Reporting Requirements for Annual Financial Reports of State Agencies and Universities
Agency Funds (FT09)
Definition and Purpose
Agency funds are used to account for the assets held for distribution by the state as an agent for another entity for which the government has custodial responsibility and accounts for the flow of assets. Agency funds are custodial in nature and do not involve measurement of operations and provide the most appropriate mechanism for accounting for assets and liabilities.
Per GASB 34, paragraph 111, when an agency fund is used as a clearing account to distribute financial resources to other funds of the agency, the portion of the balance that belongs in other funds is not reported in the agency fund but rather in governmental or proprietary funds, as appropriate.
Suspense fund 0900 cannot be accounted for as a separate fund type due to operational reasons related to the automated systems in place between the agencies and Treasury Operations Division.

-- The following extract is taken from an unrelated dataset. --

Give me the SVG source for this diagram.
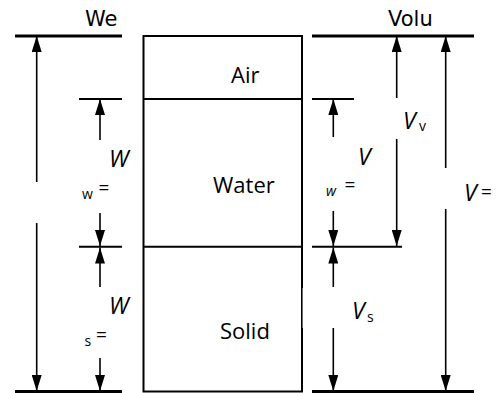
<svg xmlns="http://www.w3.org/2000/svg" width="504" height="393" viewBox="0 0 504 393">
<defs>
<marker id="ah" viewBox="0 0 16 10" refX="16" refY="5" markerWidth="16" markerHeight="10" markerUnits="userSpaceOnUse" orient="auto">
<path d="M0,0 L16,5 L0,10 z" fill="#000"/>
</marker>
<style>
.thick{stroke:#000;stroke-width:3;fill:none}
.thin{stroke:#000;stroke-width:2;fill:none}
.arr{stroke:#000;stroke-width:1.6;fill:none;marker-end:url(#ah)}
.hdr{font-family:"DejaVu Sans",sans-serif;font-size:21px;fill:#000}
.lbl{font-family:"Open Sans",sans-serif;font-size:22px;fill:#000}
.it{font-family:"Open Sans",sans-serif;font-style:italic;font-size:21px;fill:#000}
.itw{font-family:"Open Sans",sans-serif;font-style:italic;font-size:23px;fill:#000}
.sub{font-family:"Open Sans",sans-serif;font-size:14px;fill:#000}
.eq{font-family:"Open Sans",sans-serif;font-size:19px;fill:#000}
</style>
</defs>
<rect width="504" height="393" fill="#fff"/>
<g id="column">
<rect x="143.5" y="36" width="158.5" height="355.5" class="thin"/>
<line x1="143.5" y1="99" x2="302" y2="99" class="thin"/>
<line x1="143.5" y1="246.7" x2="302" y2="246.7" class="thin"/>
<rect x="302.4" y="288" width="2" height="40" fill="#fff"/>
<line x1="301.8" y1="287" x2="301.8" y2="329" stroke="#000" stroke-width="1"/>
</g>
<g id="air"><text x="231" y="83" class="lbl">Air</text></g>
<g id="water"><text x="213" y="193" class="lbl">Water</text></g>
<g id="solid"><text x="220" y="339" class="lbl">Solid</text></g>
<g id="weight-scale">
<text x="85" y="26" class="hdr">We</text>
<line x1="15" y1="36" x2="122" y2="36" class="thick"/>
<line x1="79" y1="99" x2="122" y2="99" class="thin"/>
<line x1="79" y1="246.7" x2="122" y2="246.7" class="thin"/>
<line x1="15" y1="391.5" x2="122" y2="391.5" class="thick"/>
<text x="109" y="167" class="itw">W</text>
<text x="82" y="198.5" class="sub">w</text>
<text x="98.5" y="194" class="eq">=</text>
<text x="109" y="314" class="itw">W</text>
<text x="84.5" y="346" class="sub">s</text>
<text x="96" y="341" class="eq">=</text>
</g>
<g id="volume-scale">
<text x="388" y="26" class="hdr">Volu</text>
<line x1="312" y1="36" x2="474" y2="36" class="thick"/>
<line x1="312" y1="99" x2="354" y2="99" class="thin"/>
<line x1="312" y1="246.7" x2="402" y2="246.7" class="thin"/>
<line x1="312" y1="391.5" x2="474" y2="391.5" class="thick"/>
<text x="403" y="128.5" class="itw">V</text>
<text x="419" y="131" class="sub">v</text>
<text x="358" y="165" class="itw">V</text>
<text x="326" y="196" class="sub" font-style="italic">w</text>
<text x="344.5" y="191" class="eq">=</text>
<text x="464" y="200.5" class="itw">V</text>
<text x="481" y="198" class="eq">=</text>
<text x="352" y="319" class="itw">V</text>
<text x="367" y="322" class="sub">s</text>
</g>
<g id="connectors">
<line x1="36.7" y1="182" x2="36.7" y2="36" class="arr"/>
<line x1="36.7" y1="223" x2="36.7" y2="391" class="arr"/>
<line x1="100" y1="140" x2="100" y2="99" class="arr"/>
<line x1="100" y1="213" x2="100" y2="246" class="arr"/>
<line x1="100" y1="287" x2="100" y2="247.5" class="arr"/>
<line x1="100" y1="358" x2="100" y2="391" class="arr"/>
<line x1="396.7" y1="98" x2="396.7" y2="36" class="arr"/>
<line x1="396.7" y1="139" x2="396.7" y2="246" class="arr"/>
<line x1="333.3" y1="137" x2="333.3" y2="99" class="arr"/>
<line x1="333.3" y1="211" x2="333.3" y2="246" class="arr"/>
<line x1="333.3" y1="287" x2="333.3" y2="247.5" class="arr"/>
<line x1="333.3" y1="328" x2="333.3" y2="391" class="arr"/>
<line x1="445.7" y1="168" x2="445.7" y2="36" class="arr"/>
<line x1="445.7" y1="209" x2="445.7" y2="391" class="arr"/>
</g>
</svg>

This requires agencies to clean out the cash balances in their suspense fund throughout the year and especially at the end of the fiscal year. If agencies do not clear out these balances before fiscal year-end, the amounts must be reversed out of fund type 09 and recorded to another appropriate fund type (most often fund type 01) — unless the cash belongs to an outside entity and will be distributed in the next fiscal year. For more information, see Reclassifying Material Cash Balances That Remain in Suspense Fund FT09 at Fiscal Year-End.
Universities must establish their GAAP agency funds as fund type 05 in USAS because all of their funds are considered enterprise funds.